The problem:
Write out every entry exactly as given, but omit the pictures.

--- Recorded data ---

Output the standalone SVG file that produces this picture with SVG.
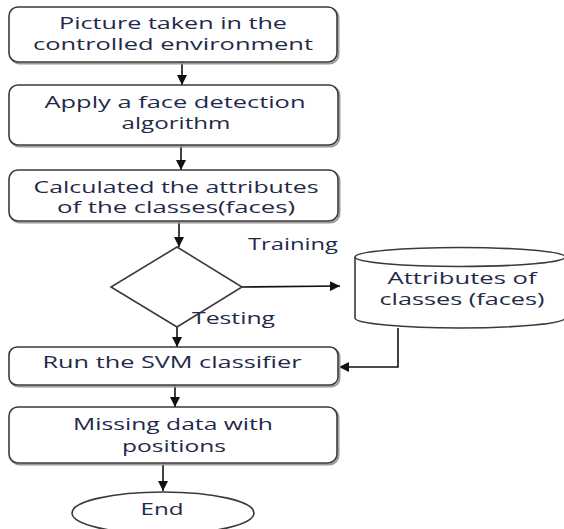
<svg xmlns="http://www.w3.org/2000/svg" width="564" height="529" viewBox="0 0 564 529">
  <style>
    .box { fill: #ffffff; stroke: #3a3a3a; stroke-width: 1.6; }
    .shade { fill: none; stroke: #9a9a9a; stroke-width: 2; }
    .lbl { font-family: "Open Sans", "Liberation Sans", sans-serif; font-size: 16px; fill: #1f2a4a; text-anchor: middle; }
    .tag { font-family: "Open Sans", "Liberation Sans", sans-serif; font-size: 16px; fill: #1f2a4a; }
    .wire { fill: none; stroke: #111111; stroke-width: 1.6; }
  </style>
  <defs>
    <marker id="arrow" viewBox="0 0 10 10" refX="10" refY="5" markerWidth="10" markerHeight="10" markerUnits="userSpaceOnUse" orient="auto">
      <path d="M0,0 L10,5 L0,10 z" fill="#111111"/>
    </marker>
  </defs>

  <rect width="564" height="529" fill="#ffffff"/>

  <g id="connectors">
    <path class="wire" d="M182,62 V85" marker-end="url(#arrow)"/>
    <path class="wire" d="M181,145 V170" marker-end="url(#arrow)"/>
    <path class="wire" d="M179,221 V247" marker-end="url(#arrow)"/>
    <path class="wire" d="M242,287 L340,286" marker-end="url(#arrow)"/>
    <path class="wire" d="M177,327 V347" marker-end="url(#arrow)"/>
    <path class="wire" d="M398,328 V367 H339" marker-end="url(#arrow)"/>
    <path class="wire" d="M175,385 V407" marker-end="url(#arrow)"/>
    <path class="wire" d="M163,463 V491" marker-end="url(#arrow)"/>
  </g>

  <g id="start">
    <rect class="shade" x="10.5" y="8.5" width="328" height="55" rx="9"/>
    <rect class="box" x="9" y="7" width="328" height="55" rx="9"/>
    <text class="lbl" x="173" y="29" textLength="228" lengthAdjust="spacingAndGlyphs">Picture taken in the</text>
    <text class="lbl" x="173" y="50" textLength="280" lengthAdjust="spacingAndGlyphs">controlled environment</text>
  </g>

  <g id="detect">
    <rect class="shade" x="10.5" y="86.5" width="329" height="60" rx="9"/>
    <rect class="box" x="9" y="85" width="329" height="60" rx="9"/>
    <text class="lbl" x="175" y="108" textLength="261" lengthAdjust="spacingAndGlyphs">Apply a face detection</text>
    <text class="lbl" x="176" y="129" textLength="109" lengthAdjust="spacingAndGlyphs">algorithm</text>
  </g>

  <g id="attributes">
    <rect class="shade" x="10.5" y="171.5" width="329" height="51" rx="9"/>
    <rect class="box" x="9" y="170" width="329" height="51" rx="9"/>
    <text class="lbl" x="176" y="193" textLength="285" lengthAdjust="spacingAndGlyphs">Calculated the attributes</text>
    <text class="lbl" x="176" y="213" textLength="238" lengthAdjust="spacingAndGlyphs">of the classes(faces)</text>
  </g>

  <g id="decision">
    <polygon class="box" points="177,247 242,287 177,327 111,287"/>
    <text class="tag" x="248" y="250" textLength="90" lengthAdjust="spacingAndGlyphs">Training</text>
    <text class="tag" x="192" y="324" textLength="83" lengthAdjust="spacingAndGlyphs">Testing</text>
  </g>

  <g id="store">
    <path class="box" d="M355,257 V318 A105,10 0 0 0 565,318 V257"/>
    <ellipse class="box" cx="460" cy="257" rx="105" ry="9.5"/>
    <text class="lbl" x="462" y="284" textLength="149" lengthAdjust="spacingAndGlyphs">Attributes of</text>
    <text class="lbl" x="462" y="305" textLength="165" lengthAdjust="spacingAndGlyphs">classes (faces)</text>
  </g>

  <g id="classify">
    <rect class="shade" x="10.5" y="348.5" width="329" height="38" rx="8"/>
    <rect class="box" x="9" y="347" width="329" height="38" rx="8"/>
    <text class="lbl" x="172" y="368" textLength="259" lengthAdjust="spacingAndGlyphs">Run the SVM classifier</text>
  </g>

  <g id="result">
    <rect class="shade" x="10.5" y="408.5" width="328" height="56" rx="9"/>
    <rect class="box" x="9" y="407" width="328" height="56" rx="9"/>
    <text class="lbl" x="173" y="430" textLength="200" lengthAdjust="spacingAndGlyphs">Missing data with</text>
    <text class="lbl" x="174" y="452" textLength="104" lengthAdjust="spacingAndGlyphs">positions</text>
  </g>

  <g id="end">
    <ellipse class="box" cx="163" cy="513" rx="91" ry="21"/>
    <text class="lbl" x="162" y="515" textLength="43" lengthAdjust="spacingAndGlyphs">End</text>
  </g>
</svg>
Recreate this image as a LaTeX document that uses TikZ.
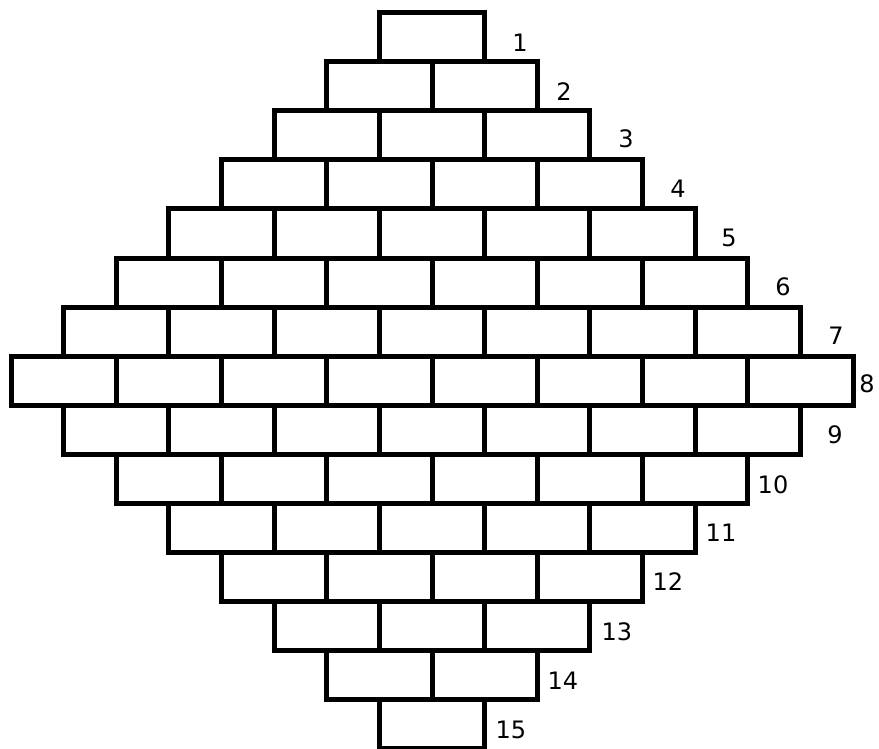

---

Answer to the exercise:
Output the standalone SVG file that produces this picture with SVG.
<svg xmlns="http://www.w3.org/2000/svg" width="564" height="529" viewBox="0 0 564 529">
  <style>
    .box { fill: #ffffff; stroke: #3a3a3a; stroke-width: 1.6; }
    .shade { fill: none; stroke: #9a9a9a; stroke-width: 2; }
    .lbl { font-family: "Open Sans", "Liberation Sans", sans-serif; font-size: 16px; fill: #1f2a4a; text-anchor: middle; }
    .tag { font-family: "Open Sans", "Liberation Sans", sans-serif; font-size: 16px; fill: #1f2a4a; }
    .wire { fill: none; stroke: #111111; stroke-width: 1.6; }
  </style>
  <defs>
    <marker id="arrow" viewBox="0 0 10 10" refX="10" refY="5" markerWidth="10" markerHeight="10" markerUnits="userSpaceOnUse" orient="auto">
      <path d="M0,0 L10,5 L0,10 z" fill="#111111"/>
    </marker>
  </defs>

  <rect width="564" height="529" fill="#ffffff"/>

  <g id="connectors">
    <path class="wire" d="M182,62 V85" marker-end="url(#arrow)"/>
    <path class="wire" d="M181,145 V170" marker-end="url(#arrow)"/>
    <path class="wire" d="M179,221 V247" marker-end="url(#arrow)"/>
    <path class="wire" d="M242,287 L340,286" marker-end="url(#arrow)"/>
    <path class="wire" d="M177,327 V347" marker-end="url(#arrow)"/>
    <path class="wire" d="M398,328 V367 H339" marker-end="url(#arrow)"/>
    <path class="wire" d="M175,385 V407" marker-end="url(#arrow)"/>
    <path class="wire" d="M163,463 V491" marker-end="url(#arrow)"/>
  </g>

  <g id="start">
    <rect class="shade" x="10.5" y="8.5" width="328" height="55" rx="9"/>
    <rect class="box" x="9" y="7" width="328" height="55" rx="9"/>
    <text class="lbl" x="173" y="29" textLength="228" lengthAdjust="spacingAndGlyphs">Picture taken in the</text>
    <text class="lbl" x="173" y="50" textLength="280" lengthAdjust="spacingAndGlyphs">controlled environment</text>
  </g>

  <g id="detect">
    <rect class="shade" x="10.5" y="86.5" width="329" height="60" rx="9"/>
    <rect class="box" x="9" y="85" width="329" height="60" rx="9"/>
    <text class="lbl" x="175" y="108" textLength="261" lengthAdjust="spacingAndGlyphs">Apply a face detection</text>
    <text class="lbl" x="176" y="129" textLength="109" lengthAdjust="spacingAndGlyphs">algorithm</text>
  </g>

  <g id="attributes">
    <rect class="shade" x="10.5" y="171.5" width="329" height="51" rx="9"/>
    <rect class="box" x="9" y="170" width="329" height="51" rx="9"/>
    <text class="lbl" x="176" y="193" textLength="285" lengthAdjust="spacingAndGlyphs">Calculated the attributes</text>
    <text class="lbl" x="176" y="213" textLength="238" lengthAdjust="spacingAndGlyphs">of the classes(faces)</text>
  </g>

  <g id="decision">
    <polygon class="box" points="177,247 242,287 177,327 111,287"/>
    <text class="tag" x="248" y="250" textLength="90" lengthAdjust="spacingAndGlyphs">Training</text>
    <text class="tag" x="192" y="324" textLength="83" lengthAdjust="spacingAndGlyphs">Testing</text>
  </g>

  <g id="store">
    <path class="box" d="M355,257 V318 A105,10 0 0 0 565,318 V257"/>
    <ellipse class="box" cx="460" cy="257" rx="105" ry="9.5"/>
    <text class="lbl" x="462" y="284" textLength="149" lengthAdjust="spacingAndGlyphs">Attributes of</text>
    <text class="lbl" x="462" y="305" textLength="165" lengthAdjust="spacingAndGlyphs">classes (faces)</text>
  </g>

  <g id="classify">
    <rect class="shade" x="10.5" y="348.5" width="329" height="38" rx="8"/>
    <rect class="box" x="9" y="347" width="329" height="38" rx="8"/>
    <text class="lbl" x="172" y="368" textLength="259" lengthAdjust="spacingAndGlyphs">Run the SVM classifier</text>
  </g>

  <g id="result">
    <rect class="shade" x="10.5" y="408.5" width="328" height="56" rx="9"/>
    <rect class="box" x="9" y="407" width="328" height="56" rx="9"/>
    <text class="lbl" x="173" y="430" textLength="200" lengthAdjust="spacingAndGlyphs">Missing data with</text>
    <text class="lbl" x="174" y="452" textLength="104" lengthAdjust="spacingAndGlyphs">positions</text>
  </g>

  <g id="end">
    <ellipse class="box" cx="163" cy="513" rx="91" ry="21"/>
    <text class="lbl" x="162" y="515" textLength="43" lengthAdjust="spacingAndGlyphs">End</text>
  </g>
</svg>
Recreate this image as a LaTeX document that uses TikZ.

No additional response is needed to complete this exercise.